Tuesday, 26 August 2008

The Blasted Oak of EFL

Some sensitive souls who have entered the teaching profession are acutely aware that the world is not as it ought to be. For them, becoming a teacher was apparently a way to join the forces of good and to keep their hands as clean as possible. However, the sensitive soul who comes to teach English may find herself reeling from the experience, staggering back to her garret with a heavy heart and a bad conscience.

The hope was to inculcate a love of the subject. Knowing what remarkable voices are to be heard in the more thoughtful corners of English culture, she wanted to bring students to the point at which a work in Engish might begin to resonate, to speak, to express something students can feel an affinity with so that it might take on a lasting significance as a work that peoples their private cultural worlds, coming to mind time and again, not in the manner of an advertising jingle, but in the manner of something that bears all the traces of a kindred spirit. What she hoped was to begin what could become a lifelong dialogue in English, with students beginning to feel at home in the language and reacting with joy when English begins to speak through them too.

Sensitive souls have high ideals - too high for the dog eat dog worlds of business and politics - but not too high, or so it was thought, for the world of education, where young people were supposedly to experience how things could be otherwise. So it comes as a shock to realise how much the world of EFL, rather than opening new horizons, is simply more of the same.
However, right from the start there was already a contradiction between the noble ends of the project and its being premised on a fact of no nobility whatsoever.
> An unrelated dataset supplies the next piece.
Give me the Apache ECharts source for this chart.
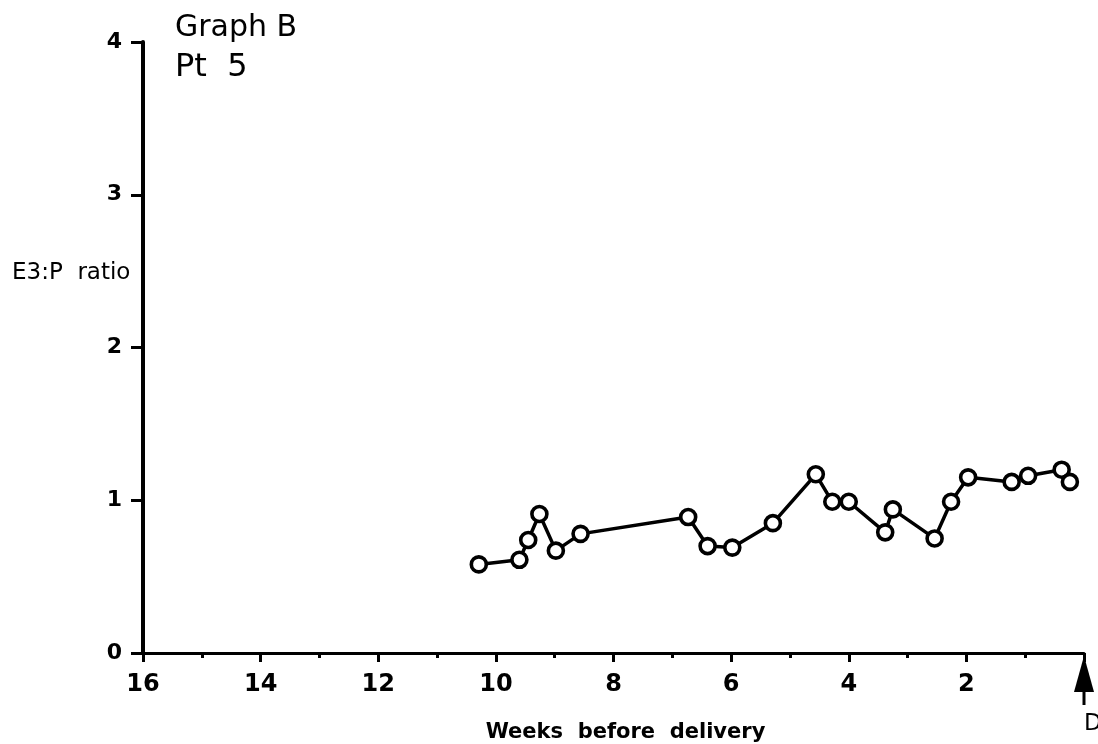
<!DOCTYPE html>
<html>
<head>
<meta charset="utf-8">
<script src="https://cdn.jsdelivr.net/npm/echarts@6/dist/echarts.min.js"></script>
<style>
  html, body { margin: 0; padding: 0; background: #fff; }
  #chart { width: 1098px; height: 744px; }
</style>
</head>
<body>
<div id="chart"></div>
<script>
// Weeks before delivery for each sample, and the E3:P ratio measured
const weeksBefore = [10.29, 9.60, 9.45, 9.26, 8.98, 8.56, 6.73, 6.40, 5.98, 5.29, 4.56,
                     4.28, 4.00, 3.38, 3.25, 2.54, 2.26, 1.97, 1.23, 0.95, 0.38, 0.24];
const e3pRatio    = [0.58, 0.61, 0.74, 0.91, 0.67, 0.78, 0.89, 0.70, 0.69, 0.85, 1.17,
                     0.99, 0.99, 0.79, 0.94, 0.75, 0.99, 1.15, 1.12, 1.16, 1.20, 1.12];

const xTickValues = [16, 14, 12, 10, 8, 6, 4, 2];
const yTickValues = [0, 1, 2, 3, 4];

const titleText   = 'Graph B';
const subtitle    = 'Pt  5';
const yAxisTitle  = 'E3:P  ratio';
const xAxisTitle  = 'Weeks  before  delivery';
const deliveryMark = 'D';

const FONT = 'DejaVu Sans';
const points = weeksBefore.map((w, i) => [w, e3pRatio[i]]);

const chart = echarts.init(document.getElementById('chart'), null, { renderer: 'canvas' });

chart.setOption({
  backgroundColor: '#ffffff',
  animation: false,
  title: [
    { text: titleText, left: 170, top: 8,
      textStyle: { fontFamily: FONT, fontSize: 30, fontWeight: 'normal', color: '#000' } },
    { text: subtitle, left: 170, top: 47,
      textStyle: { fontFamily: FONT, fontSize: 32, fontWeight: 'normal', color: '#000' } },
    { text: yAxisTitle, left: 7, top: 257,
      textStyle: { fontFamily: FONT, fontSize: 23, fontWeight: 'normal', color: '#000' } },
    { text: deliveryMark, left: 1079, top: 708,
      textStyle: { fontFamily: FONT, fontSize: 23, fontWeight: 'normal', color: '#000' } }
  ],
  grid: { left: 143, right: 14, top: 42, bottom: 91, containLabel: false, outerBoundsMode: 'none' },
  xAxis: {
    type: 'value',
    inverse: true,
    min: 0,
    max: 16,
    interval: 2,
    name: xAxisTitle,
    nameLocation: 'middle',
    nameGap: 69,
    nameTextStyle: { fontFamily: FONT, fontSize: 21, fontWeight: 'bold', color: '#000',
                     padding: [0, 0, 0, 24] },
    axisLine: { show: true, onZero: false, lineStyle: { color: '#000', width: 3 } },
    axisTick: { show: true, length: 9, lineStyle: { color: '#000', width: 3 } },
    minorTick: { show: true, splitNumber: 2, length: 5, lineStyle: { color: '#000', width: 3 } },
    splitLine: { show: false },
    minorSplitLine: { show: false },
    axisLabel: {
      show: true,
      margin: 20,
      fontFamily: FONT, fontSize: 24, fontWeight: 'bold', color: '#000',
      formatter: v => (xTickValues.indexOf(v) >= 0 ? String(v) : '')
    }
  },
  yAxis: {
    type: 'value',
    min: 0,
    max: 4,
    interval: 1,
    axisLine: { show: true, onZero: false, lineStyle: { color: '#000', width: 4 } },
    axisTick: { show: true, length: 12, lineStyle: { color: '#000', width: 3 } },
    splitLine: { show: false },
    axisLabel: {
      show: true,
      margin: 21,
      fontFamily: FONT, fontSize: 22, fontWeight: 'bold', color: '#000',
      formatter: v => (yTickValues.indexOf(v) >= 0 ? String(v) : '')
    }
  },
  series: [{
    type: 'line',
    data: points,
    symbol: 'circle',
    symbolSize: 15,
    showSymbol: true,
    lineStyle: { color: '#000', width: 3.5 },
    itemStyle: { color: '#fff', borderColor: '#000', borderWidth: 3.6 },
    z: 3
  }]
});

// Delivery arrow placed under x = 0 on the week axis
function drawDeliveryArrow() {
  const base = chart.convertToPixel({ gridIndex: 0 }, [0, 0]);
  const x = base[0];
  const y = base[1];
  chart.setOption({
    graphic: [
      { type: 'polygon', shape: { points: [[x, y + 3], [x - 10, y + 39], [x + 10, y + 39]] },
        style: { fill: '#000' } },
      { type: 'line', shape: { x1: x, y1: y + 37, x2: x, y2: y + 52 },
        style: { stroke: '#000', lineWidth: 3 } }
    ]
  });
}
drawDeliveryArrow();
</script>
</body>
</html>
The demand for teachers of English is a function of its status as an international language - a status it has acquired not because of any claim to cultural excellence or because of any international democratic deliberation but simply because it is the language of the guys that kick ass at this point in history. At the end of the day the sensitive soul, whether she likes is or not, must do her own little bit as a footsoldier on the linguistic flank of the New World Order.

Too enraptured by the eloquence of Blake, Dylan and Bobby Gentry to pay much heed to these grim realities, the sensitive soul embarks, hoping that it is still possible to do something creative and inspiring with the language in the classroom. Yet these hopes are soon dashed.
Despite the predictions of nineteenth century social theorists, the working day remains long, arduous and stressful. For the sensitive soul adolescents should be able to enjoy what is left of their childhood before being cast into the loveless world of work, and they should have enough free time to begin to grapple with what maturity is to mean to them. Consequently, the sensitive soul finds herself feeling guilty about her participation in a system that overloads students with extra lessons and a quantity of work that can only be got through by taking no particular interest in any particular subject. She balks at adding more to the timetable of an already overly programmed existence. Youth is squandered and the beloved subject is reduced to another rung on the treadmill.

EFL may be just one in a long list of evening classes on which students feel forced to enrol, but the sensitive soul hopes that English can be a lesson with a difference. Another hope dashed against the hard rocks of economic necessity. Employers demand certificates and parents want tangible proof of progress, and time, being money, is limited, so there is a rush to prepare students for exams. Teaching ends up being equated with exam preparation.
Yet English exams - the sensitive soul reflects - could have been exams with a difference - exams premised on the value of students developing an individual response to English. Texts could be chosen that students might actually want to go into in depth. Students could write on topics geared to their interests, and write at their own pace, drafting and redrafting their work with feedback from their peers. Such coursework could be an important part of the final assessment. Drama could also be used to deepen an appreciation of the spoken word, and media studies could be included to help develop, for instance, a more critical appreciation of English-language cinema. If only.

As it is, after all those years of linguistic square-bashing everything hinges on a few hundred multiple choice questions, with reading exercises that put all the weight on forms of speed reading for which a genuine interest in the text would be a definite handicap, and with essays to be written in a time so short there is no opportunity to do anything other than re-heat pre-processed, pre-cooked ideas. `

Teaching can kill. And when the language is reduced to rules, lists and endless cloze exercises, and students are put through their paces again and again until they can tick the correct boxes, and along the way are denied the chance to make the language their own, the prognosis is not good.

Reflecting upon this, the sensitive soul realises that her beloved language has been reduced to an instrument, a tool of no intrinsic value - a language so devoid of expression it begins to seem dead. The voices that turn life into poetry go unheard and the hoped-for lifelong dialogue is stillborn. She realises too that her students are being trained more for a world in which high ideals are replaced by the peculiar dualism of corporate efficiency and private pleasure - just what is required for the perpetuation of the status quo. The sensitive soul was hoping for something more. Now she is racked by her complicity and she despairs at the thought that if the hope for something better cannot be nurtured in the realm of education, where else?